2 January 2008
According to myth and legend, Dionysus:
- represents not only the intoxicating power of wine, but also its social and beneficial influences.
- was also known as Bacchus and the frenzy he induces.
- is the patron deity of agriculture and the theater.
- also known as the Liberator, the freeing one from one's normal self by: madness, ecstasy, or wine.
- the divine mission of Dionysus was to bring an end to care and worry.
- presided over communication between the living and the dead.
Why do I make films? It’s obviously not for the money; Any money I’ve made making movies has been offset by the costs of filmmaking. It’s not for the grand social circles in which I get to walk; living in Boise precludes such behavior, and any such circles in this town smack of pomposity and ego. And it can’t be for the vast amounts of recognition I get as a filmmaker, either. Pushing low-budget independent micro-cinema has assured me a place as a public figure, certainly, but with fame only slightly greater than that of the local mail delivery person (and that’s on a good day).
So why do I make films?
In the last two years, I’ve been asking this question of myself quite a bit. I’ve been asking this question because the community of filmmakers in which I started has transformed into something… vulgar? I don’t know, but it seems that ego and the ability to find the red RECORD button on a cheap camera has taken the place of having technical skill, a sense of cinematic history and theory, and any storytelling or writing capacity whatsoever. Instead, this new wave of local filmmakers has sustained itself upon hype and arrogance, crassness and infantilism. I don’t even know if they’re filmmakers, and I don’t want to be associated with these fame-chasers and ego-mongers. I don’t want to be known as, “that film asshole.” And yet, curiously enough, there are more people than I’d like to admit that see me as such. So be it.
When Small Pond Films was put to rest in the late fall of 2007, it forced me to reflect even more upon why I became a filmmaker, and it wasn’t until recently I discovered that - as with many things - the answer could be found in the strata and recollections of my earliest (and worst) films: While I couldn’t light a room to save my soul, couldn’t get clean location sound , and rarely thought like a cinematographer (much less a low-rent camera operator), I was having fun. Andrew Ellis and I would grab a camera, a cheap work light, cobble together a script, and go out and learn what worked and what didn’t and - heaven forbid - we had fun.
That all changed with the 2004 Pizza Man vs. The Dude. Suddenly monies were involved, and that changes everything, beginning with the transformation of my being a hobbyist into a serious attempt at being a filmmaker. Since that time four years ago, I have worked towards the goal of being a “real” filmmaker, but the reality is that, while I no longer am a film hobbyist, nor am I a serious filmmaker; my position is somewhere in the middle ground between those two identities.

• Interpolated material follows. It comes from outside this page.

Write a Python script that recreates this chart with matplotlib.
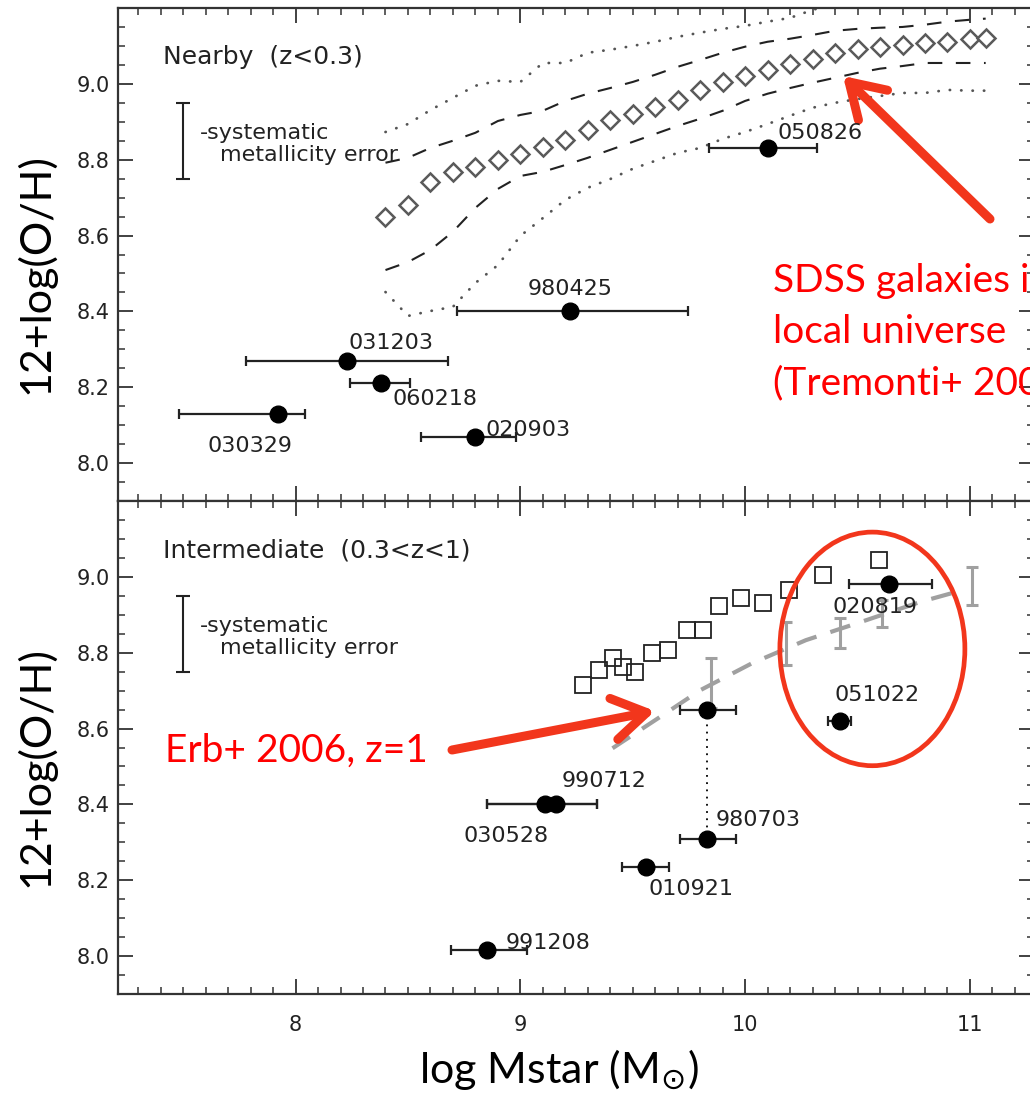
import matplotlib
matplotlib.use("Agg")
import matplotlib.pyplot as plt
from matplotlib.ticker import MultipleLocator, FixedLocator, FormatStrFormatter
from matplotlib.patches import Ellipse

# ---- SDSS local relation (Tremonti+ 2004): median, 1 sigma and 2 sigma envelopes
sdss_mass = [8.40, 8.50, 8.60, 8.70, 8.80, 8.90, 9.00, 9.10, 9.20, 9.30, 9.40, 9.50, 9.60, 9.70,
             9.80, 9.90, 10.00, 10.10, 10.20, 10.30, 10.40, 10.50, 10.60, 10.70, 10.80, 10.90,
             11.00, 11.07]
sdss_median = [8.649, 8.681, 8.741, 8.768, 8.781, 8.799, 8.815, 8.834, 8.852, 8.879, 8.905, 8.921,
               8.939, 8.958, 8.984, 9.005, 9.021, 9.037, 9.053, 9.066, 9.082, 9.092, 9.098, 9.103,
               9.108, 9.111, 9.119, 9.121]
sdss_hi1 = [8.792, 8.805, 8.831, 8.850, 8.871, 8.902, 8.918, 8.929, 8.955, 8.974, 8.989, 9.005,
            9.024, 9.045, 9.063, 9.082, 9.098, 9.111, 9.119, 9.129, 9.140, 9.145, 9.148, 9.150,
            9.156, 9.164, 9.169, 9.172]
sdss_lo1 = [8.509, 8.530, 8.562, 8.610, 8.673, 8.723, 8.757, 8.768, 8.786, 8.805, 8.826, 8.847,
            8.868, 8.889, 8.908, 8.929, 8.955, 8.974, 8.989, 9.003, 9.016, 9.029, 9.040, 9.047,
            9.055, 9.055, 9.055, 9.055]
sdss_lo2 = [8.451, 8.388, 8.401, 8.412, 8.475, 8.522, 8.599, 8.646, 8.694, 8.726, 8.749, 8.776,
            8.797, 8.818, 8.831, 8.855, 8.873, 8.894, 8.916, 8.937, 8.950, 8.960, 8.968, 8.976,
            8.976, 8.984, 8.982, 8.982]
sdss_hi2_mass = [8.40, 8.50, 8.60, 8.70, 8.80, 8.90, 9.00, 9.10, 9.20, 9.30, 9.40, 9.50, 9.60,
                 9.70, 9.80, 9.90, 10.00, 10.10, 10.20, 10.30, 10.40]
sdss_hi2 = [8.873, 8.894, 8.931, 8.963, 8.995, 9.008, 9.005, 9.055, 9.055, 9.082, 9.090, 9.100,
            9.111, 9.124, 9.135, 9.145, 9.153, 9.164, 9.174, 9.195, 9.211]

# ---- GRB hosts, nearby sample
near_grb = ["050826", "980425", "031203", "060218", "030329", "020903"]
near_mass = [10.10, 9.22, 8.23, 8.38, 7.92, 8.80]
near_mass_lo = [9.84, 8.72, 7.78, 8.24, 7.48, 8.56]
near_mass_hi = [10.32, 9.745, 8.68, 8.51, 8.04, 8.98]
near_oh = [8.83, 8.40, 8.27, 8.21, 8.13, 8.07]

# ---- GRB hosts, intermediate redshift sample (980703 has two metallicity branches)
mid_grb = ["020819", "051022", "", "980703", "010921", "990712", "030528", "991208"]
mid_mass = [10.64, 10.42, 9.83, 9.83, 9.56, 9.16, 9.11, 8.85]
mid_mass_lo = [10.46, 10.37, 9.71, 9.71, 9.45, 8.85, 8.85, 8.69]
mid_mass_hi = [10.83, 10.47, 9.96, 9.96, 9.66, 9.34, 9.34, 9.03]
mid_oh = [8.98, 8.62, 8.65, 8.31, 8.235, 8.40, 8.40, 8.015]

# ---- field galaxies at 0.3<z<1 (open squares)
field_mass = [9.277, 9.348, 9.411, 9.455, 9.509, 9.584, 9.656, 9.740, 9.811, 9.882, 9.980,
              10.078, 10.194, 10.345, 10.594]
field_oh = [8.714, 8.754, 8.786, 8.762, 8.749, 8.799, 8.807, 8.860, 8.860, 8.923, 8.944,
            8.931, 8.966, 9.005, 9.045]

# ---- Erb+ 2006 binned points and relation
erb_mass = [9.85, 10.18, 10.42, 10.61, 11.01]
erb_oh = [8.72, 8.824, 8.852, 8.904, 8.976]
erb_err = [0.065, 0.057, 0.040, 0.036, 0.050]
erb_fit_mass = [9.41, 9.62, 9.80, 10.03, 10.27, 10.50, 10.78, 10.95]
erb_fit_oh = [8.548, 8.630, 8.701, 8.772, 8.833, 8.878, 8.934, 8.962]

# label offsets (points) relative to each point
near_offsets = [((7, 11), "left"), ((0, 16), "center"), ((1, 13), "left"),
                ((8, -11), "left"), ((-20, -23), "center"), ((7, 5), "left")]
mid_offsets = [((-10, -16), "center"), ((27, 19), "center"), ((0, 0), "left"),
               ((6, 13), "left"), ((32, -16), "center"), ((4, 17), "left"),
               ((-28, -23), "center"), ((14, 5), "left")]

W, H = 1030, 1094
fig = plt.figure(figsize=(W / 100, H / 100), dpi=100)
x0, x1 = 118, 1034
ax1 = fig.add_axes([x0 / W, (H - 501) / H, (x1 - x0) / W, 493 / H])
ax2 = fig.add_axes([x0 / W, (H - 994) / H, (x1 - x0) / W, 493 / H])

ink = "#222222"
red_arrow = "#f2361c"
dotted = dict(color="#555555", lw=2.0, dashes=(0.1, 4.0), dash_capstyle="round")
dashed = dict(color="#222222", lw=1.5, dashes=(7, 6.5))

for ax in (ax1, ax2):
    ax.set_xlim(7.21, 11.285)
    ax.set_ylim(7.9, 9.2)
    ax.xaxis.set_major_locator(MultipleLocator(1))
    ax.xaxis.set_minor_locator(MultipleLocator(0.1))
    ax.yaxis.set_major_locator(FixedLocator([8.0, 8.2, 8.4, 8.6, 8.8, 9.0]))
    ax.yaxis.set_minor_locator(MultipleLocator(0.05))
    ax.yaxis.set_major_formatter(FormatStrFormatter("%.1f"))
    ax.tick_params(which="both", direction="in", top=True, right=True, color="#333333",
                   labelsize=15, labelcolor=ink)
    ax.tick_params(which="major", length=11, width=1.3)
    ax.tick_params(which="minor", length=5, width=1.1)
    ax.tick_params(axis="y", pad=6)
    ax.tick_params(axis="x", pad=15)
    for s in ax.spines.values():
        s.set_linewidth(1.6)
        s.set_color("#333333")
    # systematic metallicity error bar
    ax.errorbar([7.5], [8.85], yerr=[0.1], fmt="none", ecolor=ink, elinewidth=1.5,
                capsize=5, capthick=1.5)
    ax.text(7.573, 8.87, "-systematic", fontsize=16, color=ink, va="center")
    ax.text(7.662, 8.813, "metallicity error", fontsize=16, color=ink, va="center")
ax1.tick_params(labelbottom=False)

# ---- top panel
ax1.text(7.41, 9.07, "Nearby  (z<0.3)", fontsize=18, color=ink, va="center")
ax1.plot(sdss_hi2_mass, sdss_hi2, **dotted)
ax1.plot(sdss_mass, sdss_lo2, **dotted)
ax1.plot(sdss_mass, sdss_hi1, **dashed)
ax1.plot(sdss_mass, sdss_lo1, **dashed)
ax1.plot(sdss_mass, sdss_median, ls="none", marker="D", ms=9.5, mfc="white", mec="#5a5a5a",
         mew=1.8)

xerr = [[m - lo for m, lo in zip(near_mass, near_mass_lo)],
        [hi - m for m, hi in zip(near_mass, near_mass_hi)]]
ax1.errorbar(near_mass, near_oh, xerr=xerr, fmt="o", ms=12, color="black", ecolor=ink,
             elinewidth=1.6, capsize=3.5, capthick=1.6, zorder=4)
for name, m, oh, (off, ha) in zip(near_grb, near_mass, near_oh, near_offsets):
    ax1.annotate(name, (m, oh), xytext=off, textcoords="offset points", fontsize=16,
                 color=ink, ha=ha, va="center", zorder=5)

# ---- bottom panel
ax2.text(7.41, 9.07, "Intermediate  (0.3<z<1)", fontsize=18, color=ink, va="center")
ax2.plot(field_mass, field_oh, ls="none", marker="s", ms=12, mfc="none", mec="#222222",
         mew=1.3)
ax2.plot(erb_fit_mass, erb_fit_oh, color="#a0a0a0", lw=3, dashes=(5, 3.5))
ax2.errorbar(erb_mass, erb_oh, yerr=erb_err, fmt="none", ecolor="#a0a0a0", elinewidth=2.2,
             capsize=4, capthick=2.2)
ax2.plot([mid_mass[2], mid_mass[3]], [mid_oh[2], mid_oh[3]], color="black", lw=1.3,
         dashes=(1, 3))
xerr = [[m - lo for m, lo in zip(mid_mass, mid_mass_lo)],
        [hi - m for m, hi in zip(mid_mass, mid_mass_hi)]]
ax2.errorbar(mid_mass, mid_oh, xerr=xerr, fmt="o", ms=12, color="black", ecolor=ink,
             elinewidth=1.6, capsize=3.5, capthick=1.6, zorder=4)
for name, m, oh, (off, ha) in zip(mid_grb, mid_mass, mid_oh, mid_offsets):
    if name:
        ax2.annotate(name, (m, oh), xytext=off, textcoords="offset points", fontsize=16,
                     color=ink, ha=ha, va="center", zorder=5)

ax2.add_patch(Ellipse((10.566, 8.81), 0.823, 0.616, fill=False, ec=red_arrow, lw=3.4,
                      clip_on=False, zorder=6))

# ---- slide annotations
label_font = dict(family="Lato", color="black")
fig.text(35 / W, 1 - 274 / H, "12+log(O/H)", rotation=90, fontsize=31, ha="center",
         va="center", **label_font)
fig.text(35 / W, 1 - 767 / H, "12+log(O/H)", rotation=90, fontsize=31, ha="center",
         va="center", **label_font)
fig.text(559 / W, 11 / H, r"log Mstar (M$_{\odot}$)", fontsize=31, ha="center",
         va="baseline", **label_font)

# red caption runs off the right edge of the slide
for txt, base in [("SDSS galaxies in", 292), ("local universe", 343),
                  ("(Tremonti+ 2004)", 394)]:
    fig.text(773 / W, 1 - base / H, txt, fontsize=28, family="Lato", color="#ff0000",
             va="baseline")
fig.text(165 / W, 1 - 762 / H, "Erb+ 2006, z=1", fontsize=28, family="Lato",
         color="#ff0000", va="baseline")

arrow_style = dict(arrowstyle="->,head_length=1.2,head_width=0.75", lw=6.5, color=red_arrow,
                   mutation_scale=20, shrinkA=0, shrinkB=0)
ax1.annotate("", xy=(843, H - 76), xytext=(990, H - 219), xycoords="figure pixels",
             textcoords="figure pixels", arrowprops=arrow_style, annotation_clip=False)
ax2.annotate("", xy=(655, H - 711), xytext=(452, H - 750), xycoords="figure pixels",
             textcoords="figure pixels", arrowprops=arrow_style, annotation_clip=False)

fig.savefig("out.png", dpi=100)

Upon reflection and giving it that ol’ college try, I’ve come to what I knew from the beginning: if I am to be successful in the film industry, then my success will come from being a writer. As a filmmaker, however, I can only do one thing: try to serve the joy of making the film.
Which is where American Dionysus Films makes its appearance. The idea is simple, and came from looking at a picture of a dog chasing a Frisbee: there is nothing better than purity of purpose, the joy of play. After some research, Dionysus seemed to be the appropriate representation of this ideal, tempered with what might well be considered the American ideals of tenacity, capitalism, democracy, and invention. No longer will my films be constrained by formulaic thought. No longer will my films be limited to what may or may not be “commercial”. No longer will I second guess or over-analyze my films. This is not to say that I am throwing professionalism to the wind; my intention is to perfect my craft to the best of my abilities and create films to distribute to the masses. But -first and foremost- these films must satisfy the joy of the artist, for if they have no soul, then they won’t be worth watching in the first place.
For the purity of purpose and the joy of play, I present American Dionysus Films.